Objective | Give back the lines exactly, from the first one to the line with "80, 90, 100]", both ends included.

Data segment |
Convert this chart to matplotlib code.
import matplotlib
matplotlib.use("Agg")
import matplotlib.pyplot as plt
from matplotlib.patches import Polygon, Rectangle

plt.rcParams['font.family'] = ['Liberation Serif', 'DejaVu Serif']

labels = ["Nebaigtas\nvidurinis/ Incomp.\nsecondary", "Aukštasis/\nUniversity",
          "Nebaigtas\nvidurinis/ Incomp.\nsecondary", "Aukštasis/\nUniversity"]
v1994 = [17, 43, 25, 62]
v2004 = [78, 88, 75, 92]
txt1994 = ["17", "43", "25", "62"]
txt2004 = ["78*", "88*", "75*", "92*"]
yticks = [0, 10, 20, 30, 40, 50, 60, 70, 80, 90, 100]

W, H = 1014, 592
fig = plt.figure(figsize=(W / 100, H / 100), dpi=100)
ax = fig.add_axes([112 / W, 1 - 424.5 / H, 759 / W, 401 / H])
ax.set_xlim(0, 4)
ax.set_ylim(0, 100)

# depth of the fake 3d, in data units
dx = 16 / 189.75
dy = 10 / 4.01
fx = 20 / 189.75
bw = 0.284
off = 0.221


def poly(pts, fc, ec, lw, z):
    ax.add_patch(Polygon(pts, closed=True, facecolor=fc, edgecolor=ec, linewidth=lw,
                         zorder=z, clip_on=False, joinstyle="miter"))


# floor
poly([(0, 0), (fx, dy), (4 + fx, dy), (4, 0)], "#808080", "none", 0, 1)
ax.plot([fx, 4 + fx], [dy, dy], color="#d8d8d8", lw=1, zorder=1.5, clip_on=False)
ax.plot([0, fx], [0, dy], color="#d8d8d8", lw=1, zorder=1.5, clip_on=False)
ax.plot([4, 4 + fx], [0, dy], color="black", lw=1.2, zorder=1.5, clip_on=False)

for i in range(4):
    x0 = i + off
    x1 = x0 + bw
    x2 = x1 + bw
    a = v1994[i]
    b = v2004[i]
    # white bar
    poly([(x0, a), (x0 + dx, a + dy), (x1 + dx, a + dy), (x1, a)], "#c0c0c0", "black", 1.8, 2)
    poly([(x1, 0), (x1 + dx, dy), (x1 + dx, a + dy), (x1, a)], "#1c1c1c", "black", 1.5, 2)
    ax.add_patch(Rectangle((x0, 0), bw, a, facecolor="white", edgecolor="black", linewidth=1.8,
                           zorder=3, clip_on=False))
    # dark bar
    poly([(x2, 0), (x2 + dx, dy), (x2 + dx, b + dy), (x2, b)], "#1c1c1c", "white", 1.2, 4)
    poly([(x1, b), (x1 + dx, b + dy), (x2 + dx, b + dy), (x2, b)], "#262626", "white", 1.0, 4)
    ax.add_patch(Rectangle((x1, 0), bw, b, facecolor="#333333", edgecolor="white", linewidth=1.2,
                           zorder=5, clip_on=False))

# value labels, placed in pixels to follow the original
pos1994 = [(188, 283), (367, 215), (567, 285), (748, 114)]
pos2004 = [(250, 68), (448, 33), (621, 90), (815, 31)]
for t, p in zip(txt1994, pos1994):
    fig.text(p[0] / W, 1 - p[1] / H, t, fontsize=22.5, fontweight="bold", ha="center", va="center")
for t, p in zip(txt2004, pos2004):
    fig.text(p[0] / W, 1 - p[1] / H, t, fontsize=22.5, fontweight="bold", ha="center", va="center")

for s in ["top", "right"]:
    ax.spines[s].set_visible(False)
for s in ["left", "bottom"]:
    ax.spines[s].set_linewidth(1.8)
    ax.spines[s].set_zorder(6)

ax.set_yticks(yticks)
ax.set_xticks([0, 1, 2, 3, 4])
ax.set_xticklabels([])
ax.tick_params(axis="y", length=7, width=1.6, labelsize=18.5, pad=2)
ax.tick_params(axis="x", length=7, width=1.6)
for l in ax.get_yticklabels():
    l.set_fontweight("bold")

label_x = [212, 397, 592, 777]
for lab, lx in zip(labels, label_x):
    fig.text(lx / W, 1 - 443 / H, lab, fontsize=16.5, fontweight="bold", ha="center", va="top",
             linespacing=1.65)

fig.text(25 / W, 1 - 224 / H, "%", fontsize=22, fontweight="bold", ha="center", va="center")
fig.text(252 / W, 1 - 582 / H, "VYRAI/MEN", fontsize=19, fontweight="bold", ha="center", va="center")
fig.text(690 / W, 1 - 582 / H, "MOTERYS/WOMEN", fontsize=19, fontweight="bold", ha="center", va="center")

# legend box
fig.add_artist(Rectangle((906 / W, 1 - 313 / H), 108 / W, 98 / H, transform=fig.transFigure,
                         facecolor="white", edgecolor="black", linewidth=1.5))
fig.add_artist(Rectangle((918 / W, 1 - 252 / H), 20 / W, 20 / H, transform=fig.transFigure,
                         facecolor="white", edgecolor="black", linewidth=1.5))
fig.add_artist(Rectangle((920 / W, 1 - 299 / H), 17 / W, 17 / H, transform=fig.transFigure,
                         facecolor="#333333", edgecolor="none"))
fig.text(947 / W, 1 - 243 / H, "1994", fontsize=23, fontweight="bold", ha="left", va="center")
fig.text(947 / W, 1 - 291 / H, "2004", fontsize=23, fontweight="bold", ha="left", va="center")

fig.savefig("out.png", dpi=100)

Solution |
Convert this chart to matplotlib code.
import matplotlib
matplotlib.use("Agg")
import matplotlib.pyplot as plt
from matplotlib.patches import Polygon, Rectangle

plt.rcParams['font.family'] = ['Liberation Serif', 'DejaVu Serif']

labels = ["Nebaigtas\nvidurinis/ Incomp.\nsecondary", "Aukštasis/\nUniversity",
          "Nebaigtas\nvidurinis/ Incomp.\nsecondary", "Aukštasis/\nUniversity"]
v1994 = [17, 43, 25, 62]
v2004 = [78, 88, 75, 92]
txt1994 = ["17", "43", "25", "62"]
txt2004 = ["78*", "88*", "75*", "92*"]
yticks = [0, 10, 20, 30, 40, 50, 60, 70, 80, 90, 100]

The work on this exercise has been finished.